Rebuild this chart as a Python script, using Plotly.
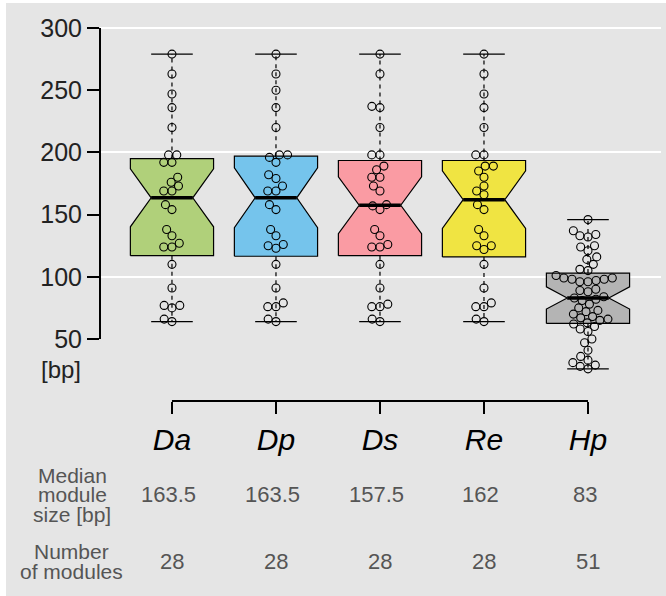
import numpy as np
import plotly.graph_objects as go

# ---------------- data ----------------
categories = ["Da", "Dp", "Ds", "Re", "Hp"]
da_values = [279, 263, 247, 236, 220, 198, 198, 192, 192, 180, 176, 173, 169, 169,
             158, 154, 138, 133, 127, 124, 124, 110, 91, 77, 77, 75, 66, 64]
dp_values = [279, 263, 250, 236, 220, 198, 198, 196, 192, 182, 179, 173, 169, 169,
             158, 154, 138, 133, 126, 125, 123, 110, 91, 79, 76, 76, 66, 64]
ds_values = [279, 263, 237, 236, 220, 198, 198, 189, 186, 180, 180, 173, 169, 158,
             157, 154, 138, 133, 126, 124, 124, 110, 91, 78, 76, 76, 66, 64]
re_values = [279, 263, 247, 236, 220, 198, 198, 189, 189, 185, 180, 173, 169, 166,
             158, 154, 138, 133, 125, 125, 122, 110, 91, 79, 76, 76, 66, 64]
hp_values = [146, 137, 134, 133, 132, 125, 124, 121, 116, 114, 110, 106, 105,
             101, 99, 99, 98, 98, 97, 96, 96, 90, 89, 88, 84, 83,
             82, 81, 78, 75, 73, 72, 70, 68, 67, 66, 65, 63, 62, 60, 58, 56,
             50, 47, 41, 36, 33, 31, 29, 28, 26]
series = [da_values, dp_values, ds_values, re_values, hp_values]
fill_colors = ["#B0D07A", "#75C4EC", "#FA9BA3", "#F0E442", "#B4B4B4"]
median_labels = ["163.5", "163.5", "157.5", "162", "83"]
count_labels = ["28", "28", "28", "28", "51"]
y_tick_values = [50, 100, 150, 200, 250, 300]
grid_values = [100, 200, 300]

# ---------------- layout constants (pixels) ----------------
W, H = 666, 596
PL, PR = 100, 661          # plot area left / right
PT, PB = 20, 401           # plot area top / bottom
X_RANGE = [-0.692, 4.702]
XPX = (PR - PL) / (X_RANGE[1] - X_RANGE[0])
YPX = 1.244                # pixels per bp
Y_TOP = 300 + (28 - PT) / YPX
Y_RANGE = [Y_TOP - (PB - PT) / YPX, Y_TOP]

FONT = "Liberation Sans, Arial, Helvetica, sans-serif"
BG = "#E5E5E5"

def py2paper(py):
    return (PB - py) / (PB - PT)

def px2paper(px):
    return (px - PL) / (PR - PL)

def fivenum(v):
    v = np.sort(np.asarray(v, float))
    n = len(v)
    n4 = np.floor((n + 3) / 2) / 2
    d = np.array([1, n4, (n + 1) / 2, n + 1 - n4, n]) - 1
    return 0.5 * (v[np.floor(d).astype(int)] + v[np.ceil(d).astype(int)])

def swarm(vals, diam):
    ys = np.asarray(vals, float) * YPX
    out = np.zeros(len(ys))
    placed = []
    for i in np.argsort(vals, kind="stable"):
        y = ys[i]
        cands = [0.0]
        for (px, py) in placed:
            dy = abs(py - y)
            if dy < diam:
                dx = np.sqrt(diam * diam - dy * dy)
                cands += [px - dx, px + dx]
        cands.sort(key=lambda c: (abs(c), c))
        for c in cands:
            if all((c - px) ** 2 + (y - py) ** 2 >= diam * diam - 1e-6 for px, py in placed):
                out[i] = c
                break
        placed.append((out[i], y))
    return out / XPX

fig = go.Figure()
HW = 0.4      # box half width
NW = 0.2      # notch half width
CW = 0.2      # cap half width

for i, (vals, col) in enumerate(zip(series, fill_colors)):
    v = np.asarray(vals, float)
    mn, q1, med, q3, mx = fivenum(v)
    iqr = q3 - q1
    lo = v[v >= q1 - 1.5 * iqr].min()
    hi = v[v <= q3 + 1.5 * iqr].max()
    ns = 1.58 * iqr / np.sqrt(len(v))
    nlo, nhi = med - ns, med + ns
    # whiskers (dashed)
    fig.add_trace(go.Scatter(x=[i, i, None, i, i], y=[q3, hi, None, q1, lo], mode="lines",
                             line=dict(color="black", width=1.2, dash="4px,4px"),
                             hoverinfo="skip", showlegend=False))
    # caps
    fig.add_trace(go.Scatter(x=[i - CW, i + CW, None, i - CW, i + CW], y=[hi, hi, None, lo, lo],
                             mode="lines", line=dict(color="black", width=1.2),
                             hoverinfo="skip", showlegend=False))
    # notched box
    bx = [i - HW, i - HW, i - NW, i - HW, i - HW, i + HW, i + HW, i + NW, i + HW, i + HW, i - HW]
    by = [q1, nlo, med, nhi, q3, q3, nhi, med, nlo, q1, q1]
    fig.add_trace(go.Scatter(x=bx, y=by, mode="lines", fill="toself", fillcolor=col,
                             line=dict(color="black", width=1.2),
                             hoverinfo="skip", showlegend=False))
    # median
    fig.add_trace(go.Scatter(x=[i - NW, i + NW], y=[med, med], mode="lines",
                             line=dict(color="black", width=3.5),
                             hoverinfo="skip", showlegend=False))
    # points (beeswarm)
    offs = swarm(v, 8.2)
    fig.add_trace(go.Scatter(x=i + offs, y=v, mode="markers",
                             marker=dict(symbol="circle-open", size=8, color="black",
                                         line=dict(width=1.1, color="black")),
                             showlegend=False, name=categories[i]))

# axis lines (R style brackets)
fig.add_shape(type="line", xref="paper", yref="y", x0=0, x1=0,
              y0=y_tick_values[0], y1=y_tick_values[-1], line=dict(color="black", width=2))
fig.add_shape(type="line", xref="x", yref="paper", x0=0, x1=len(categories) - 1,
              y0=0, y1=0, line=dict(color="black", width=2))
# white border round the grey panel
fig.add_shape(type="rect", xref="paper", yref="paper", layer="below",
              x0=px2paper(6), x1=px2paper(W + 5), y0=py2paper(3), y1=py2paper(H + 5),
              fillcolor=BG, line=dict(width=0))

def ann(text, x, y, xref="paper", size=22, color="#555555"):
    return dict(text=text, xref=xref, yref="paper", x=x, y=y, xanchor="center",
                yanchor="middle", showarrow=False,
                font=dict(size=size, color=color, family=FONT))

annotations = [ann("[bp]", px2paper(61), py2paper(369), size=24, color="#222222")]
for txt, py in zip(["Median", "module", "size [bp]"], [475, 494.5, 514]):
    annotations.append(ann(txt, px2paper(72), py2paper(py), size=21))
for txt, py in zip(["Number", "of modules"], [551, 571]):
    annotations.append(ann(txt, px2paper(71), py2paper(py), size=21))
for i, (m, c) in enumerate(zip(median_labels, count_labels)):
    annotations.append(ann(m, i - 0.03, py2paper(494.5), xref="x"))
    annotations.append(ann(c, i, py2paper(561), xref="x"))

fig.update_layout(
    width=W, height=H,
    margin=dict(l=PL, r=W - PR, t=PT, b=H - PB, pad=0),
    paper_bgcolor="white", plot_bgcolor=BG,
    font=dict(family=FONT, color="#222222"),
    annotations=annotations,
    xaxis=dict(range=X_RANGE, tickmode="array", tickvals=list(range(len(categories))),
               ticktext=[f"<i>{c}</i>" for c in categories], ticks="outside", ticklen=12,
               tickwidth=2, tickcolor="black", showgrid=False, zeroline=False, showline=False,
               tickfont=dict(size=30, color="black", family=FONT), ticklabelstandoff=0,
               fixedrange=True),
    yaxis=dict(range=Y_RANGE, tickmode="array", tickvals=y_tick_values, ticks="outside",
               ticklen=12, tickwidth=2, tickcolor="black", showgrid=False, zeroline=False,
               showline=False, tickfont=dict(size=25, color="#222222", family=FONT),
               minor=dict(tickmode="array", tickvals=grid_values, showgrid=True,
                          gridcolor="white", gridwidth=2, ticks=""),
               fixedrange=True),
)

fig.write_html("out.html", config={"displayModeBar": False},
               post_script="document.body.style.margin='0px';")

──────

Repeat exactly and only the lines from the start of the data above through the line that holds "import plotly.graph_objects as go", inclusive. Pictures do not belong in the copy.

[Exercise result]:
Rebuild this chart as a Python script, using Plotly.
import numpy as np
import plotly.graph_objects as go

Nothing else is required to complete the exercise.